Thursday, September 07, 2006

Tuesday Was a Nightmare

I was released from the hospital at 10:00 the Tues morning, and we headed home to pack enough to get through a few days in Charlottesville, got Katie settled with my mom, and took off. Once we got to the PICU at UVA Medical Center, we got filled in on what was happening. It was crazy – alarms were going off left and right, half a dozen dr’s and nurses were swarming in and out of the room working on her, and she was hooked up to more drugs and machinery than one can imagine. She was so blue/gray. Before this all happened I was worried about all the pink in her wardrobe (I wasn’t big on pink). Now pink is my absolute favorite color.

Jas and I stayed a while, met some people working with her, and watched her get a little more stable. A social worker came in to set us up with accommodations at a hotel in walking distance, as well as the Ronald McDonald House, where I’ll be for the long-haul most likely. Then, we went to the hotel to crash. I had not slept, and couldn’t sleep then either. I couldn’t stand being away, so made Jason take me back to the hospital, where I stayed most of the afternoon and into the evening. At one point her vitals dropped so low that the entire staff of the PICU seemed to be in our room. I watched in horror/awe as they worked on her – 4 drs and 3 nurses, trying to keep her going. I have never been so scared in all of my life. I don’t know how they do what they do day in and day out – but I’m so thankful that they do it. For hours there were constant alarms, her vitals would seesaw like crazy. Blood pressure would go up, cvp (basically the pressure in the heart) would go down, she started running a temperature, her O2 levels would drop… there was always something going wrong.

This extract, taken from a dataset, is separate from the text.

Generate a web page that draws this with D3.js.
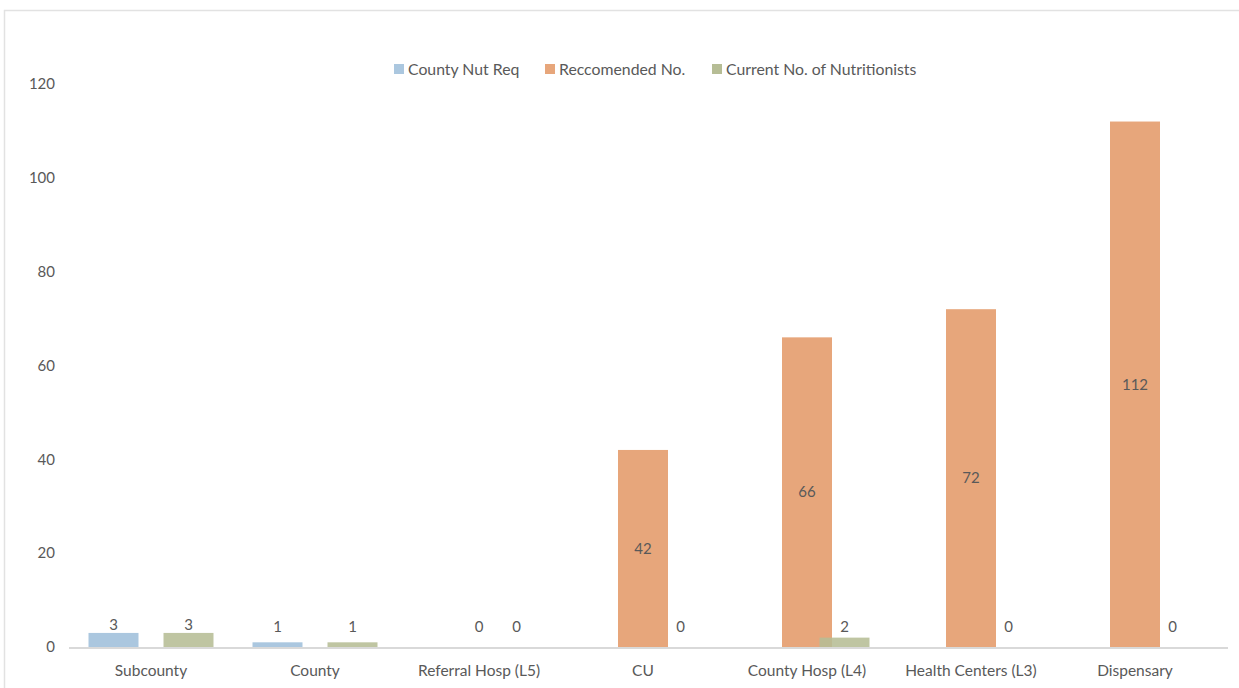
<!DOCTYPE html>
<html>
<head>
<meta charset="utf-8">
<script src="https://cdn.jsdelivr.net/npm/d3@7"></script>
<style>
  html, body { margin: 0; padding: 0; background: #fff; }
  svg { display: block; }
  text { font-family: "Lato", "DejaVu Sans", sans-serif; fill: #595959; }
</style>
</head>
<body>
<svg id="chart" width="1239" height="688"></svg>
<script>
// Facility levels along the x axis
const categories = ["Subcounty", "County", "Referral Hosp (L5)", "CU", "County Hosp (L4)", "Health Centers (L3)", "Dispensary"];
// Series values (null = no bar / no label for that level)
const countyNutReq   = [3, 1, null, null, null, null, null];
const recommendedNo  = [null, null, 0, 42, 66, 72, 112];
const currentNo      = [3, 1, 0, 0, 2, 0, 0];
const seriesNames    = ["County Nut Req", "Reccomended No.", "Current No. of Nutritionists"];
const yTicks         = [0, 20, 40, 60, 80, 100, 120];

const colors = ["#abc7df", "#e7a67b", "#b6bd95"];
const seriesData = [countyNutReq, recommendedNo, currentNo];

const svg = d3.select("#chart");

// chart frame
svg.append("rect")
  .attr("x", 4.5).attr("y", 10.5)
  .attr("width", 1250).attr("height", 700)
  .attr("fill", "none").attr("stroke", "#e2e2e2").attr("stroke-width", 1.5);

const x = d3.scaleBand().domain(categories).range([69, 1217]);
const y = d3.scaleLinear().domain([0, 120]).range([647, 84]);

const barW = 50, barGap = 37.5;
const offset = i => (i - 1) * barGap;

// y tick labels
svg.append("g").selectAll("text").data(yTicks).join("text")
  .attr("x", 55).attr("y", d => y(d))
  .attr("dy", "0.35em").attr("text-anchor", "end")
  .attr("font-size", 15)
  .text(d => d);

// bars
seriesData.forEach((vals, si) => {
  const rows = categories.map((c, i) => ({ c, v: vals[i] })).filter(d => d.v !== null);
  svg.append("g").selectAll("rect").data(rows).join("rect")
    .attr("x", d => x(d.c) + x.bandwidth() / 2 + offset(si) - barW / 2)
    .attr("y", d => y(d.v))
    .attr("width", barW)
    .attr("height", d => y(0) - y(d.v))
    .attr("fill", colors[si])
    .attr("fill-opacity", si === 2 ? 0.88 : 1);
});

// x axis line
svg.append("line")
  .attr("x1", 69).attr("x2", 1228)
  .attr("y1", y(0) + 1).attr("y2", y(0) + 1)
  .attr("stroke", "#d9d9d9").attr("stroke-width", 2);

// category labels
svg.append("g").selectAll("text").data(categories).join("text")
  .attr("x", d => x(d) + x.bandwidth() / 2)
  .attr("y", 671).attr("dy", "0.35em")
  .attr("text-anchor", "middle").attr("font-size", 15.5)
  .text(d => d);

// value labels: tall bars labelled at their middle, short bars just above
seriesData.forEach((vals, si) => {
  const rows = categories.map((c, i) => ({ c, v: vals[i] })).filter(d => d.v !== null);
  svg.append("g").selectAll("text").data(rows).join("text")
    .attr("x", d => x(d.c) + x.bandwidth() / 2 + offset(si))
    .attr("y", d => (y(0) - y(d.v) > 40) ? (y(0) + y(d.v)) / 2 : Math.min(y(d.v) - 8, 627))
    .attr("dy", "0.35em").attr("text-anchor", "middle")
    .attr("font-size", 15).attr("fill", "#404040")
    .text(d => d.v);
});

// legend
const legendItems = [
  { name: seriesNames[0], color: colors[0], x: 394 },
  { name: seriesNames[1], color: colors[1], x: 545 },
  { name: seriesNames[2], color: colors[2], x: 712 }
];
const lg = svg.append("g").selectAll("g").data(legendItems).join("g")
  .attr("transform", d => `translate(${d.x},69)`);
lg.append("rect").attr("x", 0).attr("y", -5).attr("width", 10).attr("height", 10)
  .attr("fill", d => d.color);
lg.append("text").attr("x", 14).attr("dy", "0.35em")
  .attr("font-size", 15.8).text(d => d.name);
</script>
</body>
</html>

Finally they had her stable enough that I knew she’d make it through the rest of the night (or at least felt she would). Jas forced me to leave for some sleep since I hadn’t slept since Sunday and it was then Tuesday night. I wasn’t in pain still but downed a blend of sleeping pills and percocet to numb and knock myself out for a bit. I'm glad that day is behind us, and look forward to a brighter tomorrow.